Distinguishing Spontaneous Quantum Hall States in Graphene Bilayers
Fan Zhang, Allan H. MacDonald

TL;DR
This paper investigates how different broken symmetry states in bilayer graphene respond to external magnetic and electric fields, aiming to identify their unique experimental signatures.
Contribution
It analyzes the effects of Zeeman and interlayer electric fields on the layer antiferromagnet and other states in bilayer graphene, proposing ways to distinguish them experimentally.
Findings
Zeeman fields influence spin polarization in bilayer states.
Interlayer electric fields affect layer pseudospin configurations.
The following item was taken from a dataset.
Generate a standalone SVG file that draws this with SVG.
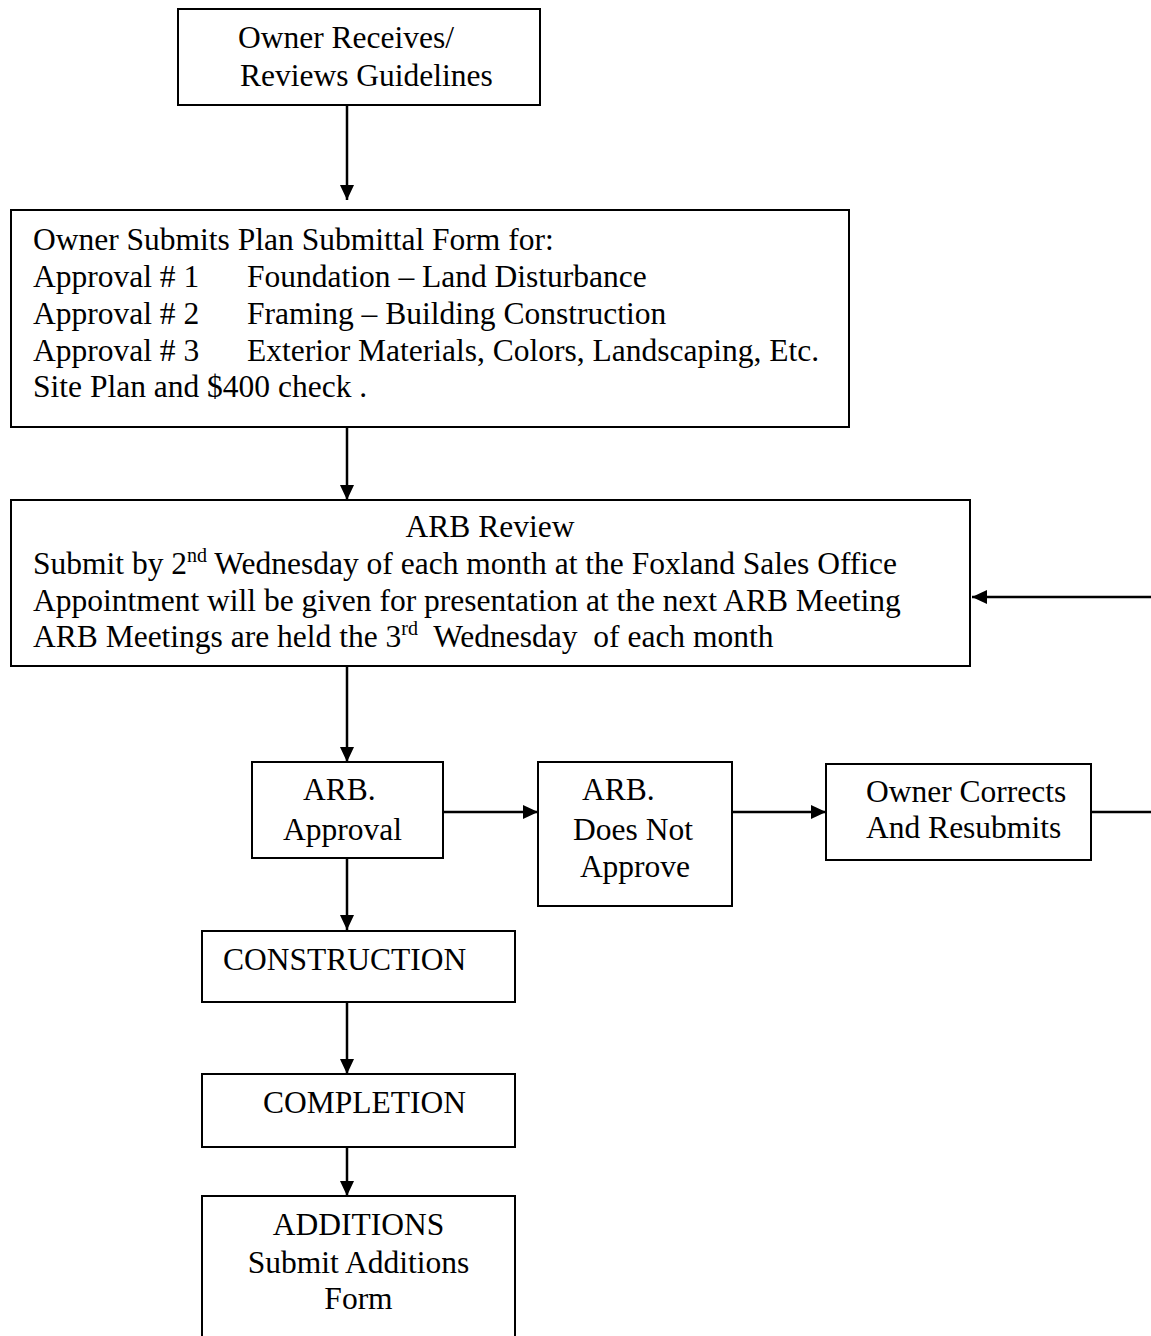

Response and edge state signatures can identify the ground state.
Abstract
Chirally stacked N-layer graphene with N>=2 is susceptible to a variety of distinct broken symmetry states in which each spin-valley flavor spontaneously transfers charge between layers. In mean-field theory the neutral bilayer ground state is a layer antiferromagnet (LAF) state that has opposite spin-polarizations in opposite layers. In this Letter we analyze how the LAF and other competing states are influenced by Zeeman fields that couple to spin and by interlayer electric fields that couple to layer pseudospin, and comment on the possibility of using response and edge state signatures to identify the character of the bilayer ground state experimentally.